For the preview it should use the original name and not the name generated at the previous step.
There are other small bugs related to that either in that preview column or in the preview shown on the Actions page, when involving Exif or mp3 actions (those that need to access to the file contents).
Still on that subject, the Undo could be also improved when combining actions.
All these are related and I more or less know how I could fix that: it is on my to-do list so there is hope that someday this is fixed... The only problem is that I do not know when ;)
jbs
Posts: 9
Joined: 2015-10-31 10:59:20

Post by jbs »

Thanks for the explanation, makes total sense.

Fortunately I have so much faith in your software that I'm using it this way even sans preview.

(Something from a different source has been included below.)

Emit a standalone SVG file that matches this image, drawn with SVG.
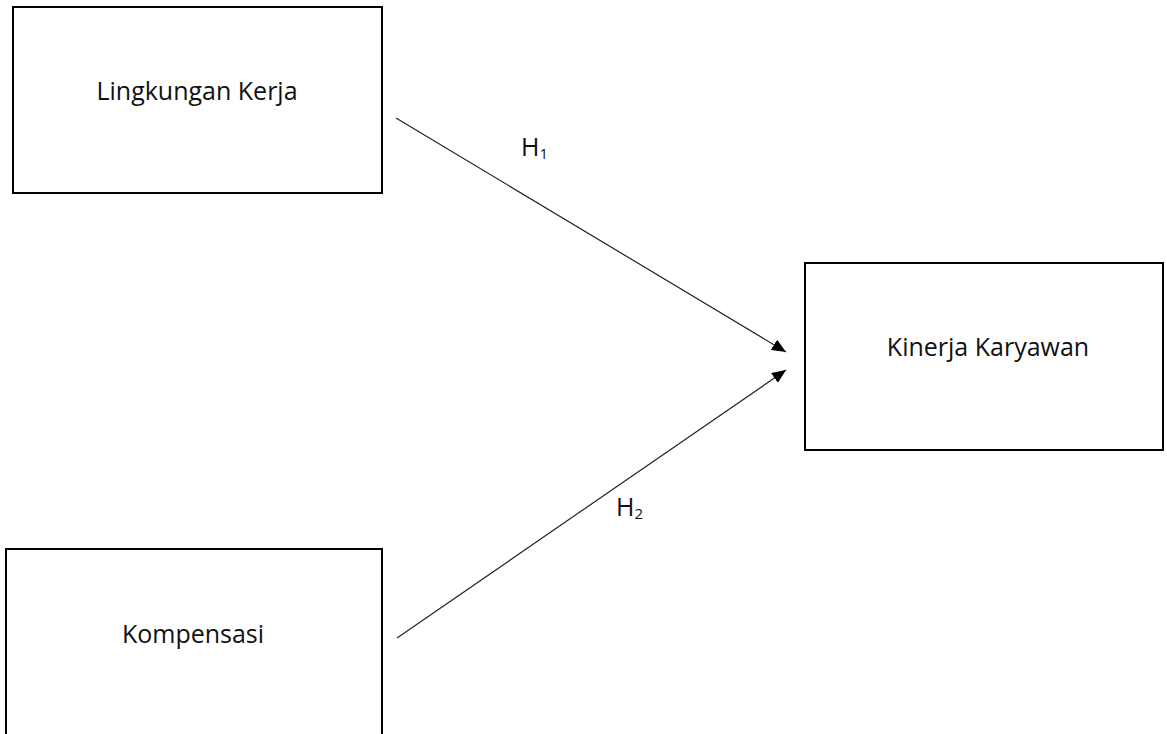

This has been on *my* todo list for awhile and I think I finally have my be all end all photo and video renaming sequence. The arb looks like this:

>>>>>>Image

It first gets everything named in the exif datetime format but using file modified dates and times. Then, for the files that have EXIF data it renames it in that same format, adding subseconds (to later distinguish burst images with the same second).

Then since the first 16 characters are all the same format for videos and jpgs it goes through standardizing the hyphens, spaces and underscores to get everything to the format yyyy_mmdd_hhmmss. For videos, next comes the extension, for photos next comes _sub_subsectime.jpg.

Then I attempt to delete all the characters after _sub_. For photos with unique timestamps that happens, for others it deletes the subsectime from the first but leaves the rest.

Finally I replace the _sub_ on the images with uniqu timestamps and replace the _sub_ with just an underscore on the others.

Wheww. Now I have no excuse for not having my photos organized!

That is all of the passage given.